Under the Product Liability Directive proposal, AI systems and AI-enabled goods would be classed as “products” and therefore fall subject to the directive’s liability regime. It means compensation is available when defective AI causes damage, without the injured person having to prove the manufacturer’s fault, just like for any other product.
The proposal also makes it clear that not only hardware manufacturers but also software providers and providers of digital services that affect how the product works, such as a navigation service in an autonomous vehicle, can be held liable.
Wouter Seinen, Amsterdam-based expert in technology law, said: “On this point, the EU is deviating from the traditional position where product liability was predominantly a concern for manufacturers and importers of hardware. Broadening the scope is reflecting that software itself has become more prominent and that often similar functionality can be provided by specific equipment, as well as by apps that run on the user’s device.”

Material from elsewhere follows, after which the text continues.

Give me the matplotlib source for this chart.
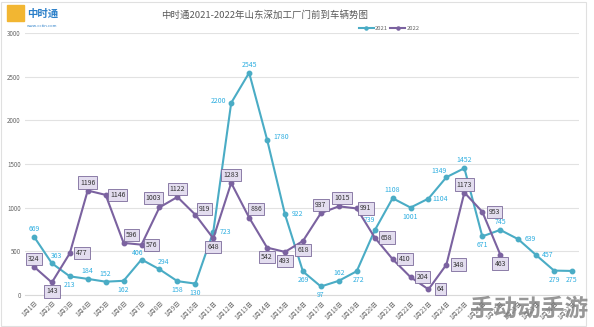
import matplotlib
matplotlib.use("Agg")
import matplotlib.pyplot as plt
from matplotlib.patches import Rectangle

plt.rcParams['font.family'] = ['Noto Sans CJK SC', 'DejaVu Sans']

dates = [f"1月{i}日" for i in range(1, 32)]
y2021 = [669, 363, 213, 184, 152, 162, 406, 294, 158, 130, 723, 2200, 2545, 1780,
         922, 269, 97, 162, 272, 739, 1108, 1001, 1104, 1349, 1452, 671, 745, 639,
         457, 279, 275]
y2022 = [324, 143, 477, 1196, 1146, 596, 576, 1003, 1122, 919, 648, 1283, 886, 542,
         493, 618, 937, 1015, 991, 658, 410, 204, 64, 348, 1173, 953, 463]
title = "中时通2021-2022年山东深加工厂门前到车辆势图"

# label placement (points offset in pixels)
A, B, R, L = (0, 8), (0, -9), (12, 0), (-12, 0)
pos2021 = [A, (5, 7), B, A, A, B, (-4, 7), (4, 7), B, B, R, (-13, 2), A, (14, 3),
           R, B, B, A, (2, -9), (-5, 10), A, B, R, (-7, 6), A, B, A, R, R, B, B]
pos2022 = [A, B, R, A, R, (8, 8), (10, 0), (-6, 9), A, (9, 6), B, A, (7, 9), B, B,
           B, A, (3, 8), (9, 0), R, R, R, R, R, A, R, B]

c21 = '#4aacc5'
c21t = '#2eaee0'
c22 = '#7b62a0'

fig = plt.figure(figsize=(5.94, 3.27), dpi=100)
ax = fig.add_axes([0.042, 0.098, 0.933, 0.801])
x = list(range(len(dates)))

ax.plot(x[:len(y2021)], y2021, color=c21, lw=1.5, marker='o', ms=3.2, label='2021', zorder=3)
ax.plot(x[:len(y2022)], y2022, color=c22, lw=1.5, marker='o', ms=3.2, label='2022', zorder=3)

for i, v in enumerate(y2021):
    ax.annotate(str(v), (i, v), xytext=pos2021[i], textcoords='offset pixels',
                ha='center', va='center', fontsize=5, color=c21t, zorder=5)
for i, v in enumerate(y2022):
    ax.annotate(str(v), (i, v), xytext=pos2022[i], textcoords='offset pixels',
                ha='center', va='center', fontsize=5, color='#333333', zorder=6,
                bbox=dict(boxstyle='square,pad=0.3', fc='#e3ddef', ec='#7b6a9a', lw=0.6))

ax.set_ylim(0, 3000)
ax.set_xlim(-0.5, 30.4)
ax.set_yticks(range(0, 3001, 500))
ax.set_xticks(x)
ax.set_xticklabels(dates, rotation=45, ha='right', rotation_mode='anchor', fontsize=4.5, color='#666666')
ax.tick_params(axis='y', labelsize=4.5, colors='#666666', length=0, pad=3)
ax.tick_params(axis='x', length=0, pad=3)
ax.grid(axis='y', color='#e2e2e2', lw=0.8)
ax.set_axisbelow(True)
for s in ['top', 'right', 'left']:
    ax.spines[s].set_visible(False)
ax.spines['bottom'].set_color('#d9d9d9')

fig.text(0.445, 0.954, title, ha='center', va='center', fontsize=6.8, color='#595959')
leg = fig.legend(loc='center', bbox_to_anchor=(0.655, 0.912), ncol=2, frameon=False,
                 fontsize=4.2, handlelength=2.6, columnspacing=0.4, handletextpad=0.2, markerscale=0.7)
for t in leg.get_texts():
    t.set_color('#666666')

# logo
fig.text(0.045, 0.958, "中时通", ha='left', va='center', fontsize=7.5, color='#2a7fc9', weight='bold')
fig.text(0.045, 0.922, "www.cctin.com", ha='left', va='center', fontsize=3, color='#2a7fc9')
fig.patches.append(Rectangle((0.012, 0.935), 0.028, 0.05, transform=fig.transFigure,
                             color='#f2b632', zorder=5))
# watermark
fig.text(0.99, 0.02, "手动动手游", ha='right', va='bottom', fontsize=17, color='#7d7d7d',
         alpha=0.8, weight='bold')

fig.patches.append(Rectangle((0.002, 0.004), 0.984, 0.99, transform=fig.transFigure,
                             fill=False, ec='#e0e0e0', lw=0.8))
fig.savefig('out.png', dpi=100)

The proposal further aims to ensure that manufacturers can be held liable for changes they make to products they have already placed on the market, including when these changes are triggered by software updates or machine learning. It also seeks to alleviate the burden of proof in complex cases, which could include certain cases involving AI systems, and when products fail to comply with safety requirements.
Cameron said: “Businesses will be unhappy about the disclosure and burden of proof provisions. However, the EU argument is that these fit neatly with the forthcoming requirements for placing high-risk AI systems on the market under the EU AI Act.”
The Product Liability Directive proposal also builds on liability provisions specific to online platforms that are set to be written into EU law under the Digital Services Act (DSA) in the coming weeks.
The proposed linkage between the Product Liability Directive and the DSA is a game changer for platforms
Under the DSA, online platforms could be held liable for breaches of consumer protection law where they present products or otherwise enable a transaction “in a way that would lead an average consumer to believe that the product is provided either by the online platform itself or by a trader acting under its authority or control”.
The European Commission has now proposed that, under the revised Product Liability Directive, online platforms could face the same liability as distributors for defective products sold via their platforms where they present the product or otherwise enable the specific transaction in a way that confuses the average consumer, though platforms that “promptly identify a relevant economic operator based in the EU” that should be held liable instead will be able to escape liability.
Seinen said: “Platforms are being nudged to be more transparent on who the actual seller of the product is. The proposed linkage between the Product Liability Directive and the DSA is a game changer for platforms as they will have to put in place bespoke controls to shield themselves for products they did not themselves, manufacture, import or even touch.”
New EU rules on AI liability were trailed alongside the EU’s digital future strategy and AI white paper, which were published in early 2020.
The position in the UK is different. No bespoke AI liability rules are envisaged in the UK, though the government did set out its plans for sectoral, risk-based regulation of AI earlier this year – a move that diverges from the approach proposed in the EU with the AI Act.